-------- Given data

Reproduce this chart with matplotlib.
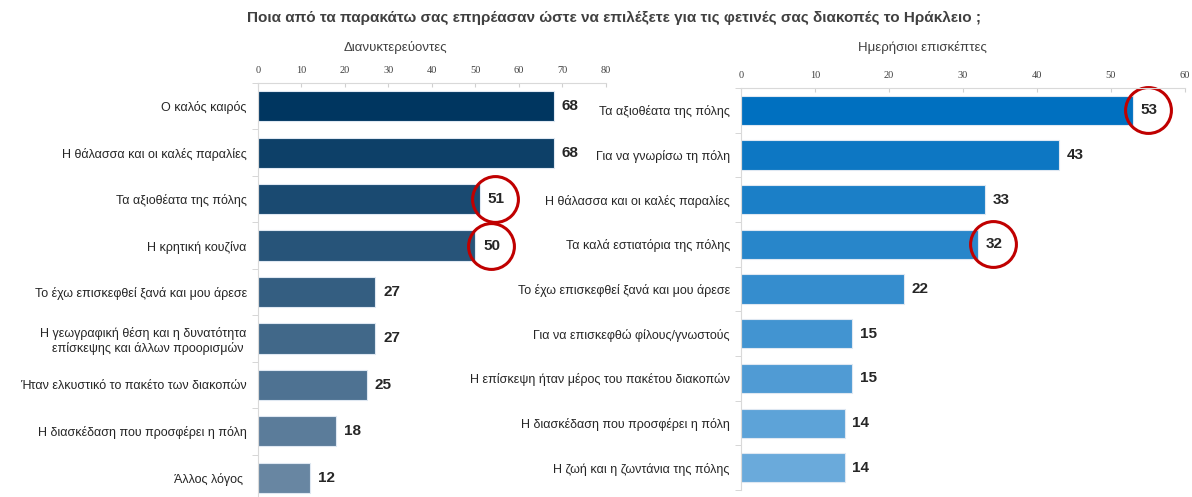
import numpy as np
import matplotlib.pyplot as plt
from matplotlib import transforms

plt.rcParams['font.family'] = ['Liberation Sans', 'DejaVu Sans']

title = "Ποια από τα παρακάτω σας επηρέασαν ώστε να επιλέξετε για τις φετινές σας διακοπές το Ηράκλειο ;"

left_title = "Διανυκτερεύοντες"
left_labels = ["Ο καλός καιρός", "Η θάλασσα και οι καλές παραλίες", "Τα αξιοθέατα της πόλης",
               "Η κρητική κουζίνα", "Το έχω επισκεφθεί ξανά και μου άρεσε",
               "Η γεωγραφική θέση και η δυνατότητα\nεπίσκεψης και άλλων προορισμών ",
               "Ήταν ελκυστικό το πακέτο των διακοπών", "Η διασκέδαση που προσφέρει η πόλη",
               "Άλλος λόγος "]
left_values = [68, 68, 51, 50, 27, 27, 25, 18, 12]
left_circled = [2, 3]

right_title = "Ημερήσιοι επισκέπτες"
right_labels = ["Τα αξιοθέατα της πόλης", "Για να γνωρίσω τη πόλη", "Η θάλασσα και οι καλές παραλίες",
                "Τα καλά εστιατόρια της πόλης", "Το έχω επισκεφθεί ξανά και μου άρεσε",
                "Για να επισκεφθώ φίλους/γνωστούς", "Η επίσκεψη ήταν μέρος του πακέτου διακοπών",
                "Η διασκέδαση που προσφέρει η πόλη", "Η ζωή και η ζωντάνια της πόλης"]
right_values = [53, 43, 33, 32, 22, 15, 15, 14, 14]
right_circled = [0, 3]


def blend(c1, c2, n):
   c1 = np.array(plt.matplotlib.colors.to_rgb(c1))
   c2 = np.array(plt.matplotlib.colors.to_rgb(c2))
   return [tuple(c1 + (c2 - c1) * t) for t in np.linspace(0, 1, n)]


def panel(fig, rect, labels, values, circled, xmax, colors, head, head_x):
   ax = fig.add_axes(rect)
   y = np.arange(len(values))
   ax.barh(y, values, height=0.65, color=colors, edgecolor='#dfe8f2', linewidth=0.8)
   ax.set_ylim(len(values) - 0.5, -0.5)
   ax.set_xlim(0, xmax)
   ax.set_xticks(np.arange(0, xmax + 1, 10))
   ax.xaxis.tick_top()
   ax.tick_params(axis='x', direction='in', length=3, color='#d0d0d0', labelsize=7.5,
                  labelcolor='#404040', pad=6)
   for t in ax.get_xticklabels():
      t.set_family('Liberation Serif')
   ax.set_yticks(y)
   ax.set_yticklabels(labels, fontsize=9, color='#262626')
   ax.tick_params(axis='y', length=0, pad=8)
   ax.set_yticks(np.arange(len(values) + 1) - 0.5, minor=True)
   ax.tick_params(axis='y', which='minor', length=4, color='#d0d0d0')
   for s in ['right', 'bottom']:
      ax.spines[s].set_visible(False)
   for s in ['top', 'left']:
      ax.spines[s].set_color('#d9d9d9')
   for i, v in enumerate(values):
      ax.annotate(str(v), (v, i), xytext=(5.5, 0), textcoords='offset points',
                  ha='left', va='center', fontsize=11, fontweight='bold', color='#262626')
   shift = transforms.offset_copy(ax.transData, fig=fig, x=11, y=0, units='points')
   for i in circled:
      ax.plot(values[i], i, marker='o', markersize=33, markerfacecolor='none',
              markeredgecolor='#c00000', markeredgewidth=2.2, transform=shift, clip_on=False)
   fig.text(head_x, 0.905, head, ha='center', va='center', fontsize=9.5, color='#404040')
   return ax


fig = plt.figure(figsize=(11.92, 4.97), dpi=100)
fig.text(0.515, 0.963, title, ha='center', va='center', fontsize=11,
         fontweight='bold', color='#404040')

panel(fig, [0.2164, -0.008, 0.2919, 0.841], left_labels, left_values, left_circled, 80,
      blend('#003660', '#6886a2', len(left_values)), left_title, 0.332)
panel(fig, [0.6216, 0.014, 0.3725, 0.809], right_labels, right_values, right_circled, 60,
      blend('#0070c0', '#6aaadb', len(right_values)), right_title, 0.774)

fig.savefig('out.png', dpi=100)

----------------

> [Exercise instructions] Restate the whole listing above exactly, please, omitting every image.

> [Result of the task]
Reproduce this chart with matplotlib.
import numpy as np
import matplotlib.pyplot as plt
from matplotlib import transforms

plt.rcParams['font.family'] = ['Liberation Sans', 'DejaVu Sans']

title = "Ποια από τα παρακάτω σας επηρέασαν ώστε να επιλέξετε για τις φετινές σας διακοπές το Ηράκλειο ;"

left_title = "Διανυκτερεύοντες"
left_labels = ["Ο καλός καιρός", "Η θάλασσα και οι καλές παραλίες", "Τα αξιοθέατα της πόλης",
               "Η κρητική κουζίνα", "Το έχω επισκεφθεί ξανά και μου άρεσε",
               "Η γεωγραφική θέση και η δυνατότητα\nεπίσκεψης και άλλων προορισμών ",
               "Ήταν ελκυστικό το πακέτο των διακοπών", "Η διασκέδαση που προσφέρει η πόλη",
               "Άλλος λόγος "]
left_values = [68, 68, 51, 50, 27, 27, 25, 18, 12]
left_circled = [2, 3]

right_title = "Ημερήσιοι επισκέπτες"
right_labels = ["Τα αξιοθέατα της πόλης", "Για να γνωρίσω τη πόλη", "Η θάλασσα και οι καλές παραλίες",
                "Τα καλά εστιατόρια της πόλης", "Το έχω επισκεφθεί ξανά και μου άρεσε",
                "Για να επισκεφθώ φίλους/γνωστούς", "Η επίσκεψη ήταν μέρος του πακέτου διακοπών",
                "Η διασκέδαση που προσφέρει η πόλη", "Η ζωή και η ζωντάνια της πόλης"]
right_values = [53, 43, 33, 32, 22, 15, 15, 14, 14]
right_circled = [0, 3]


def blend(c1, c2, n):
   c1 = np.array(plt.matplotlib.colors.to_rgb(c1))
   c2 = np.array(plt.matplotlib.colors.to_rgb(c2))
   return [tuple(c1 + (c2 - c1) * t) for t in np.linspace(0, 1, n)]


def panel(fig, rect, labels, values, circled, xmax, colors, head, head_x):
   ax = fig.add_axes(rect)
   y = np.arange(len(values))
   ax.barh(y, values, height=0.65, color=colors, edgecolor='#dfe8f2', linewidth=0.8)
   ax.set_ylim(len(values) - 0.5, -0.5)
   ax.set_xlim(0, xmax)
   ax.set_xticks(np.arange(0, xmax + 1, 10))
   ax.xaxis.tick_top()
   ax.tick_params(axis='x', direction='in', length=3, color='#d0d0d0', labelsize=7.5,
                  labelcolor='#404040', pad=6)
   for t in ax.get_xticklabels():
      t.set_family('Liberation Serif')
   ax.set_yticks(y)
   ax.set_yticklabels(labels, fontsize=9, color='#262626')
   ax.tick_params(axis='y', length=0, pad=8)
   ax.set_yticks(np.arange(len(values) + 1) - 0.5, minor=True)
   ax.tick_params(axis='y', which='minor', length=4, color='#d0d0d0')
   for s in ['right', 'bottom']:
      ax.spines[s].set_visible(False)
   for s in ['top', 'left']:
      ax.spines[s].set_color('#d9d9d9')
   for i, v in enumerate(values):
      ax.annotate(str(v), (v, i), xytext=(5.5, 0), textcoords='offset points',
                  ha='left', va='center', fontsize=11, fontweight='bold', color='#262626')
   shift = transforms.offset_copy(ax.transData, fig=fig, x=11, y=0, units='points')
   for i in circled:
      ax.plot(values[i], i, marker='o', markersize=33, markerfacecolor='none',
              markeredgecolor='#c00000', markeredgewidth=2.2, transform=shift, clip_on=False)
   fig.text(head_x, 0.905, head, ha='center', va='center', fontsize=9.5, color='#404040')
   return ax


fig = plt.figure(figsize=(11.92, 4.97), dpi=100)
fig.text(0.515, 0.963, title, ha='center', va='center', fontsize=11,
         fontweight='bold', color='#404040')

panel(fig, [0.2164, -0.008, 0.2919, 0.841], left_labels, left_values, left_circled, 80,
      blend('#003660', '#6886a2', len(left_values)), left_title, 0.332)
panel(fig, [0.6216, 0.014, 0.3725, 0.809], right_labels, right_values, right_circled, 60,
      blend('#0070c0', '#6aaadb', len(right_values)), right_title, 0.774)

fig.savefig('out.png', dpi=100)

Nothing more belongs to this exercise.